Pythagoras Is Underway

The more I think about it, the more appropriate using Pd sounds as an actual alternative to both OSC and MIDI. iPad is a mobile device, so you really need a brain for it no matter what else you do. And this thought just stuck with me:

Don't talk to an external device over a protocol in order to use its patch. That has inherent latency, risk of stuck notes, lost connections, and setup complexity. Move the patch into the instrument if it is possible.

What people really want when they ask for MIDI or OSC is the ability to control arbitrary patches. What they are not asking for is the latency hassle of talking over a network, or a rats nest of devices connecting to each other, or some configuration so that the components find each other. Pd is interesting in that if it becomes a standard, then you can move the patches into an on-board brain rather than talking over a protocol. Once you have a patch installed on a device, you can unplug it and chuck it off into a corner until you need it, rather than having to get devices strung together correctly.

In any case, Pythagoras is the name of this app for now. It's a basic bit of code that just exercises fast 10 finger tracking, getting libpd fired up, and activating a polyphonic synth. I am a complete Pd newbie, so I may be writing the world's most inefficient synth, but in any case the sound is smooth with no skips.

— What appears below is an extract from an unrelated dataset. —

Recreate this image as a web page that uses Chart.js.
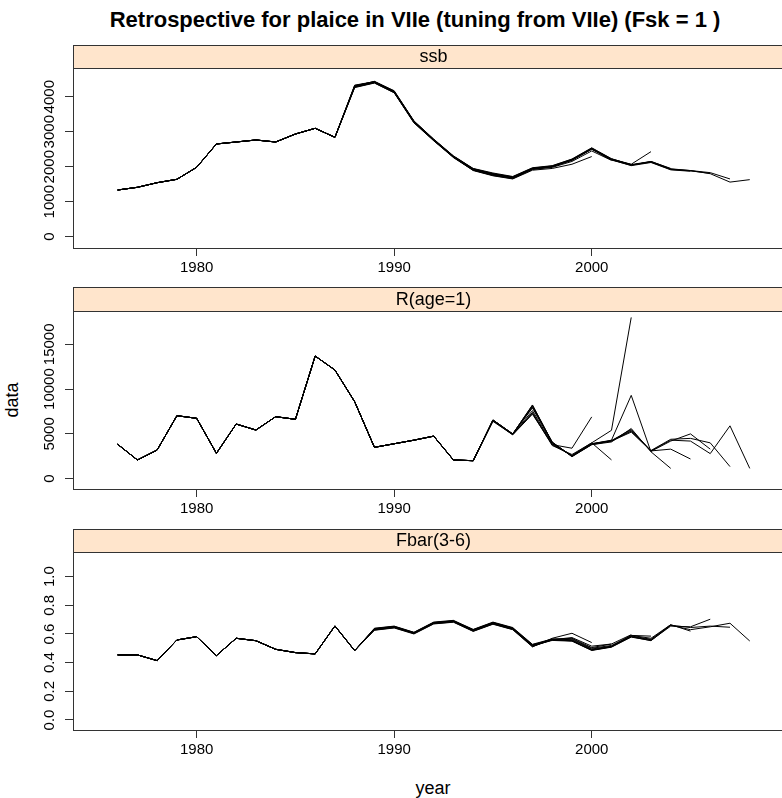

Mugician was painful to write in large part because I was learning signal processing and making the efficiency tradeoffs for reverb vs harmonics vs the rest of the system. I managed to get around 30ms of latency. Many things come into play to make this happen. The most important of all is the buffer size being used. Since buffers must complete before the next one can start, they must be as short as performance allows. I use length 256 buffers in my app so that responses can be handled right away. There is a tradeoff however. If you reduce the buffer size, as you approach size 1, CPU usage gets out of control and you end up being late. When you are late there is silence, which creates clicking noises in the sound; impulses. There is a lesser known thing to worry about as well. The touch screen of an ipad physically takes something like 12ms to detect the touches. Then the touches have to be discovered by the OS and handed to the application for processing. In addition, when the app gets these touches it tells the sound engine to change a parameter like volume or frequency as fast as possible. Depending upon implementation, more than the buffer length may determine how long that takes. Think of thread scheduling, etc.

I figured out what I was doing wrong with latency when using libpd. Pythagoras's original goals are being pursued now.